The then-Delaware senator worked with Helms to pass anti-busing legislation in the 1970s in an effort to stop the federal government from forcing public schools to desegregate by busing in students from different neighborhoods. In September 1975, Biden supported an anti-busing amendment to a federal bill proposed by Helms. Delighted by Biden’s shift, Helms welcomed him “to the ranks of the enlightened.”

Biden also worked with West Virginia Sen. Robert Byrd, a former Ku Klux Klan recruiter who filibustered the Civil Rights Act of 1964 but later renounced his racist past, to push forward an anti-busing amendment in the 1970s. He gave a eulogy at Byrd’s funeral in 2010, calling the late senator the “dean of the United States Senate” and “a dear friend.”

Early in his career, Biden developed a close friendship with Stennis, the Mississippi senator who was a leading opponent of school desegregation and rejected the Supreme Court’s order to integrate classrooms. In a 1988 letter, Biden told Stennis that he viewed him as a “hero” and was honored to move into his office after Stennis left the Senate, according to correspondence published by CNN.

“I have bittersweet feeling about moving into an office of such distinction. The bitterness relates to the knowledge that you will no longer be in the Senate and the sweetness to the knowledge that I will have a constant reminder of the man I viewed as a hero from the time,” Biden wrote. “I sat next you at your conference table on my second day as a U.S. senator. You are a great man Senator Stennis and I will try to live up to the great and honorable tradition of the man who last occupied the office.”

In a 2016 speech in Pittsburgh, Biden discussed his fond memories of Eastland, a staunch segregationist who once said: “Those who would mix little children of both races in our schools are following an illegal, immoral, and sinful doctrine.” Eastland said before his death that he did not regret anything in his political career and “voted my convictions.”
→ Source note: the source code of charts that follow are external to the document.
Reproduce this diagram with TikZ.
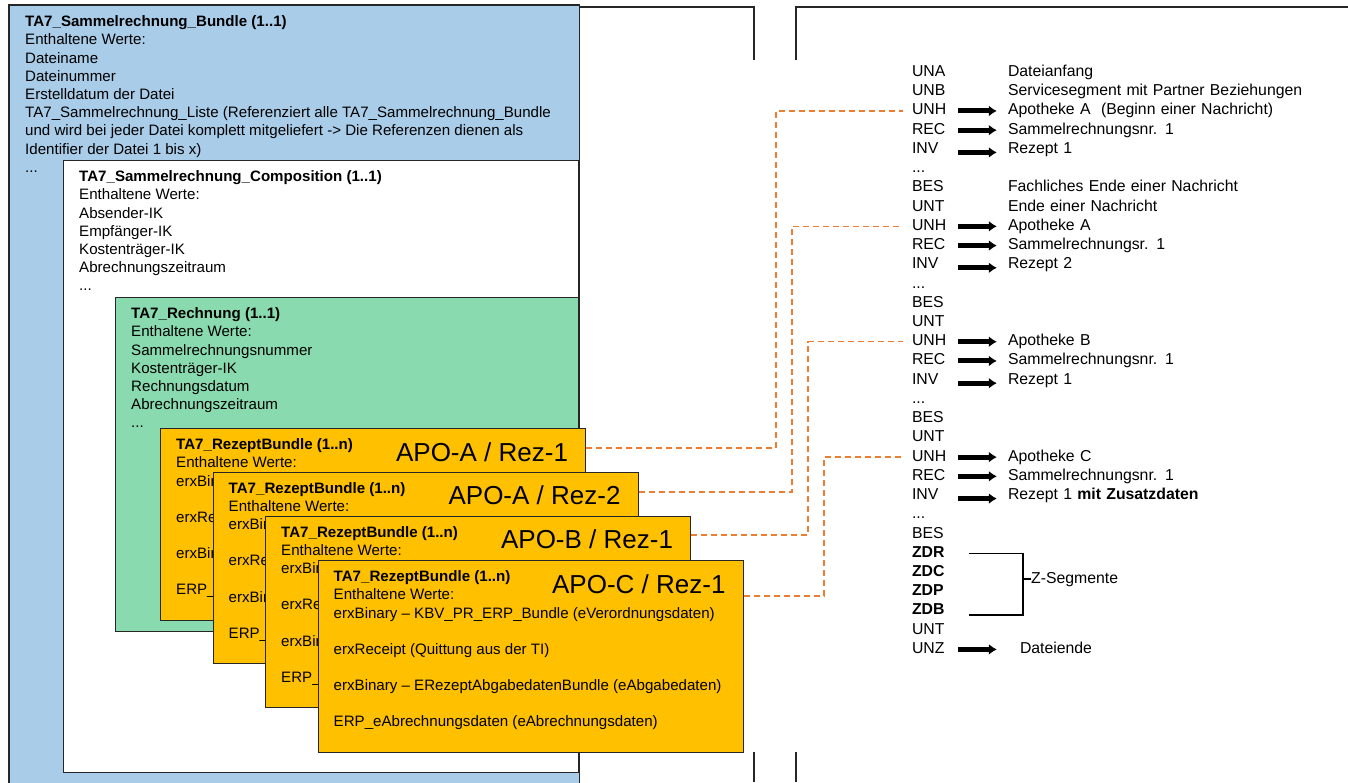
\documentclass[tikz,border=0pt]{standalone}
\usepackage{fontspec}
\setmainfont{Liberation Sans}
\usetikzlibrary{positioning, arrows.meta}
\definecolor{bundleblue}{RGB}{169,204,232}
\definecolor{rechnunggreen}{RGB}{137,219,175}
\definecolor{rezeptorange}{RGB}{255,192,0}
\definecolor{linkorange}{RGB}{237,125,49}
\tikzstyle{box} = [draw=black!85, line width=1.2pt, rectangle, inner sep=0pt, anchor=north west]
\tikzstyle{rezept} = [box, fill=rezeptorange, minimum width=425pt, minimum height=191.5pt]
\tikzstyle{boxtext} = [align=left, inner sep=0pt, font=\fontsize{15.1}{18.2}\selectfont]
\tikzstyle{apo} = [inner sep=0pt, font=\fontsize{26}{30}\selectfont]
\tikzstyle{seg} = [text width=36pt, text height=11pt, text depth=3pt, align=left, inner sep=0pt, font=\fontsize{15.8}{19}\selectfont]
\tikzstyle{desc} = [seg, text width=330pt, node distance=243pt]
\tikzstyle{segarrow} = [->, line width=5pt, shorten <=10pt, shorten >=11pt]
\tikzstyle{link} = [draw=linkorange, line width=1.5pt, dash pattern=on 6pt off 4pt]
\tikzstyle{slideframe} = [draw=black!85, line width=1.2pt]

\begin{document}
\begin{tikzpicture}[x=1pt, y=-1pt, node distance=19.23pt, >={Latex[length=8pt,width=11pt]}]
	\useasboundingbox (0,0) rectangle (1348,782);

	% left part: nested boxes
	\node [box, fill=bundleblue, draw=none, minimum width=569pt, minimum height=777pt] (bundle) at (9,5) {};
	\draw [slideframe] (bundle.south west) -- (bundle.north west) -- (bundle.north east) -- (bundle.south east);
	\node [boxtext, below right=10.6pt and 16pt of bundle.north west] (bundletext) {\textbf{TA7\_Sammelrechnung\_Bundle (1..1)}\\
		Enthaltene Werte:\\
		Dateiname\\
		Dateinummer\\
		Erstelldatum der Datei\\
		TA7\_Sammelrechnung\_Liste (Referenziert alle TA7\_Sammelrechnung\_Bundle\\
		und wird bei jeder Datei komplett mitgeliefert -> Die Referenzen dienen als\\
		Identifier der Datei 1 bis x)\\
		...};

	\node [box, fill=white, minimum width=515pt, minimum height=612pt] (composition) at (63,160) {};
	\node [boxtext, below right=10.6pt and 16pt of composition.north west] (compositiontext) {\textbf{TA7\_Sammelrechnung\_Composition (1..1)}\\
		Enthaltene Werte:\\
		Absender-IK\\
		Empfänger-IK\\
		Kostenträger-IK\\
		Abrechnungszeitraum\\
		...};

	\node [box, fill=rechnunggreen, minimum width=463pt, minimum height=334pt] (rechnung) at (115,297) {};
	\node [boxtext, below right=10.6pt and 16pt of rechnung.north west] (rechnungtext) {\textbf{TA7\_Rechnung (1..1)}\\
		Enthaltene Werte:\\
		Sammelrechnungsnummer\\
		Kostenträger-IK\\
		Rechnungsdatum\\
		Abrechnungszeitraum\\
		...};

	% Rezept bundles
	\node [rezept] (rez1) at (160,428) {};
	\node [boxtext, below right=10.6pt and 16pt of rez1.north west] (rez1text) {\textbf{TA7\_RezeptBundle (1..n)}\\
		Enthaltene Werte:\\
		erxBinary -- KBV\_PR\_ERP\_Bundle (eVerordnungsdaten)\\[18pt]
		erxReceipt (Quittung aus der TI)\\[18pt]
		erxBinary -- ERezeptAbgabedatenBundle (eAbgabedaten)\\[18pt]
		ERP\_eAbrechnungsdaten (eAbrechnungsdaten)};
	\node [apo, below left=14pt and 18pt of rez1.north east] (apo1) {APO-A / Rez-1};

	\node [rezept] (rez2) at (212.5,471.5) {};
	\node [boxtext, below right=10.6pt and 16pt of rez2.north west] (rez2text) {\textbf{TA7\_RezeptBundle (1..n)}\\
		Enthaltene Werte:\\
		erxBinary -- KBV\_PR\_ERP\_Bundle (eVerordnungsdaten)\\[18pt]
		erxReceipt (Quittung aus der TI)\\[18pt]
		erxBinary -- ERezeptAbgabedatenBundle (eAbgabedaten)\\[18pt]
		ERP\_eAbrechnungsdaten (eAbrechnungsdaten)};
	\node [apo, below left=14pt and 18pt of rez2.north east] (apo2) {APO-A / Rez-2};

	\node [rezept] (rez3) at (265,515.5) {};
	\node [boxtext, below right=10.6pt and 16pt of rez3.north west] (rez3text) {\textbf{TA7\_RezeptBundle (1..n)}\\
		Enthaltene Werte:\\
		erxBinary -- KBV\_PR\_ERP\_Bundle (eVerordnungsdaten)\\[18pt]
		erxReceipt (Quittung aus der TI)\\[18pt]
		erxBinary -- ERezeptAbgabedatenBundle (eAbgabedaten)\\[18pt]
		ERP\_eAbrechnungsdaten (eAbrechnungsdaten)};
	\node [apo, below left=14pt and 18pt of rez3.north east] (apo3) {APO-B / Rez-1};

	\node [rezept] (rez4) at (317.5,560) {};
	\node [boxtext, below right=10.6pt and 16pt of rez4.north west] (rez4text) {\textbf{TA7\_RezeptBundle (1..n)}\\
		Enthaltene Werte:\\
		erxBinary -- KBV\_PR\_ERP\_Bundle (eVerordnungsdaten)\\[18pt]
		erxReceipt (Quittung aus der TI)\\[18pt]
		erxBinary -- ERezeptAbgabedatenBundle (eAbgabedaten)\\[18pt]
		ERP\_eAbrechnungsdaten (eAbrechnungsdaten)};
	\node [apo, below left=14pt and 18pt of rez4.north east] (apo4) {APO-C / Rez-1};

	% slide frames
	\draw [slideframe] (bundle.north east |- 0,7) -- (754,7) -- (754,60);
	\draw [slideframe] (796,60) -- (796,7) -- (1349,7);
	\draw [slideframe] (754,752) -- (754,782);
	\draw [slideframe] (796,752) -- (796,782);

	% right part: segment list
	\node [seg] (una) at (930,72.5) {UNA};
	\node [seg, below of=una] (unb) {UNB};
	\node [seg, below of=unb] (unh1) {UNH};
	\node [seg, below of=unh1] (rec1) {REC};
	\node [seg, below of=rec1] (inv1) {INV};
	\node [seg, below of=inv1] (dots1) {...};
	\node [seg, below of=dots1] (bes1) {BES};
	\node [seg, below of=bes1] (unt1) {UNT};
	\node [seg, below of=unt1] (unh2) {UNH};
	\node [seg, below of=unh2] (rec2) {REC};
	\node [seg, below of=rec2] (inv2) {INV};
	\node [seg, below of=inv2] (dots2) {...};
	\node [seg, below of=dots2] (bes2) {BES};
	\node [seg, below of=bes2] (unt2) {UNT};
	\node [seg, below of=unt2] (unh3) {UNH};
	\node [seg, below of=unh3] (rec3) {REC};
	\node [seg, below of=rec3] (inv3) {INV};
	\node [seg, below of=inv3] (dots3) {...};
	\node [seg, below of=dots3] (bes3) {BES};
	\node [seg, below of=bes3] (unt3) {UNT};
	\node [seg, below of=unt3] (unh4) {UNH};
	\node [seg, below of=unh4] (rec4) {REC};
	\node [seg, below of=rec4] (inv4) {INV};
	\node [seg, below of=inv4] (dots4) {...};
	\node [seg, below of=dots4] (bes4) {BES};
	\node [seg, below of=bes4] (zdr) {\textbf{ZDR}};
	\node [seg, below of=zdr] (zdc) {\textbf{ZDC}};
	\node [seg, below of=zdc] (zdp) {\textbf{ZDP}};
	\node [seg, below of=zdp] (zdb) {\textbf{ZDB}};
	\node [seg, below of=zdb] (unt5) {UNT};
	\node [seg, below of=unt5] (unz) {UNZ};

	\node [desc, right of=una] (dateianfang) {Dateianfang};
	\node [desc, right of=unb] (servicesegment) {Servicesegment mit Partner Beziehungen};
	\node [desc, right of=unh1] (apothekeA1) {Apotheke A\ \ (Beginn einer Nachricht)};
	\node [desc, right of=rec1] (srnr1) {Sammelrechnungsnr. 1};
	\node [desc, right of=inv1] (rezept1) {Rezept 1};
	\node [desc, right of=bes1] (fachende) {Fachliches Ende einer Nachricht};
	\node [desc, right of=unt1] (nachrichtende) {Ende einer Nachricht};
	\node [desc, right of=unh2] (apothekeA2) {Apotheke A};
	\node [desc, right of=rec2] (srnr2) {Sammelrechnungsr. 1};
	\node [desc, right of=inv2] (rezept2) {Rezept 2};
	\node [desc, right of=unh3] (apothekeB) {Apotheke B};
	\node [desc, right of=rec3] (srnr3) {Sammelrechnungsnr. 1};
	\node [desc, right of=inv3] (rezept3) {Rezept 1};
	\node [desc, right of=unh4] (apothekeC) {Apotheke C};
	\node [desc, right of=rec4] (srnr4) {Sammelrechnungsnr. 1};
	\node [desc, right of=inv4] (rezept4) {Rezept 1 \textbf{mit Zusatzdaten}};
	\node [desc, right of=unz, xshift=12pt] (dateiende) {Dateiende};
	\node [seg, text width=100pt, anchor=west] (zsegmente) at (1031,579) {Z-Segmente};

	\draw [segarrow] (unh1) -- (apothekeA1);
	\draw [segarrow] (rec1) -- (srnr1);
	\draw [segarrow] ([yshift=-3pt]inv1.east) -- ([yshift=-3pt]rezept1.west);
	\draw [segarrow] (unh2) -- (apothekeA2);
	\draw [segarrow] (rec2) -- (srnr2);
	\draw [segarrow] ([yshift=-3pt]inv2.east) -- ([yshift=-3pt]rezept2.west);
	\draw [segarrow] (unh3) -- (apothekeB);
	\draw [segarrow] (rec3) -- (srnr3);
	\draw [segarrow] ([yshift=-3pt]inv3.east) -- ([yshift=-3pt]rezept3.west);
	\draw [segarrow] (unh4) -- (apothekeC);
	\draw [segarrow] (rec4) -- (srnr4);
	\draw [segarrow] ([yshift=-3pt]inv4.east) -- ([yshift=-3pt]rezept4.west);
	\draw [segarrow, shorten >=23pt] (unz) -- (dateiende);

	% Z-Segmente bracket
	\draw [line width=1.2pt] ([xshift=21pt]zdr.east) -| ([xshift=-8pt]zsegmente.west) |- ([xshift=21pt, yshift=-4pt]zdb.east);
	\draw [line width=1.2pt] ([xshift=-8pt]zsegmente.west) -- (zsegmente.west);

	% dashed links from the bundles to their UNH segments
	\coordinate (turn1) at (776,0);
	\coordinate (turn2) at (792,0);
	\coordinate (turn3) at (808,0);
	\coordinate (turn4) at (824,0);
	\draw [link] ([yshift=-20pt]rez1.north east) -| (turn1 |- unh1) -- ([xshift=-9pt]unh1.west);
	\draw [link] ([yshift=-20.5pt]rez2.north east) -| (turn2 |- unh2) -- ([xshift=-9pt]unh2.west);
	\draw [link] ([yshift=-19.5pt]rez3.north east) -| (turn3 |- unh3) -- ([xshift=-9pt]unh3.west);
	\draw [link] ([yshift=-36pt]rez4.north east) -| (turn4 |- unh4) -- ([xshift=-9pt]unh4.west);
\end{tikzpicture}
\end{document}
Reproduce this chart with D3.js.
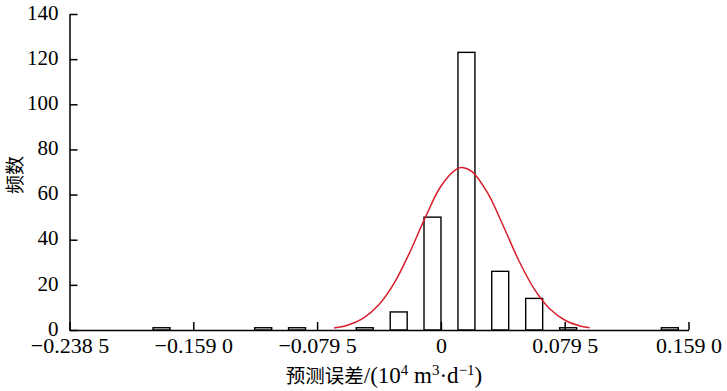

Biden recalled that at the height of the desegregation busing debate, Eastland offered to help him win his reelection in Delaware. “I looked at Eastland. He said, ‘What can old Jim Eastland do for you in Delaware?’” Biden recounted. “I said, ‘Mr. Chairman, some places you’d help and some places you’d hurt.’ He said, ‘Well, I’ll come to Delaware and campaign for you or against you, whichever will help the most.’”

At a rally in Alabama in 2017, Biden said: “Even in the days when I got [to the Senate], the Democratic Party still had seven or eight old-fashioned Democratic segregationists. You’d get up, and you’d argue like the devil with them. Then you’d go down and have lunch or dinner together. The political system worked. We were divided on issues, but the political system worked.”

Talmadge, a vocal segregationist who died in 2002, once proclaimed, “There aren’t enough troops in the whole United States to make the white people of this state send their children to school with colored children.” Biden’s warm remarks about controversial Southern politicians was not confined to his Senate colleagues.

During his 1988 presidential campaign, Biden praised one of the most infamous segregationists in the United States, former Alabama Gov. George Wallace, and claimed that Wallace had given him an award in 1973 as one of the “outstanding young politicians in America.”

A representative for Biden’s campaign did not respond to a request for the names of any segregationists who Biden had not enjoyed working with during his 47-year political career.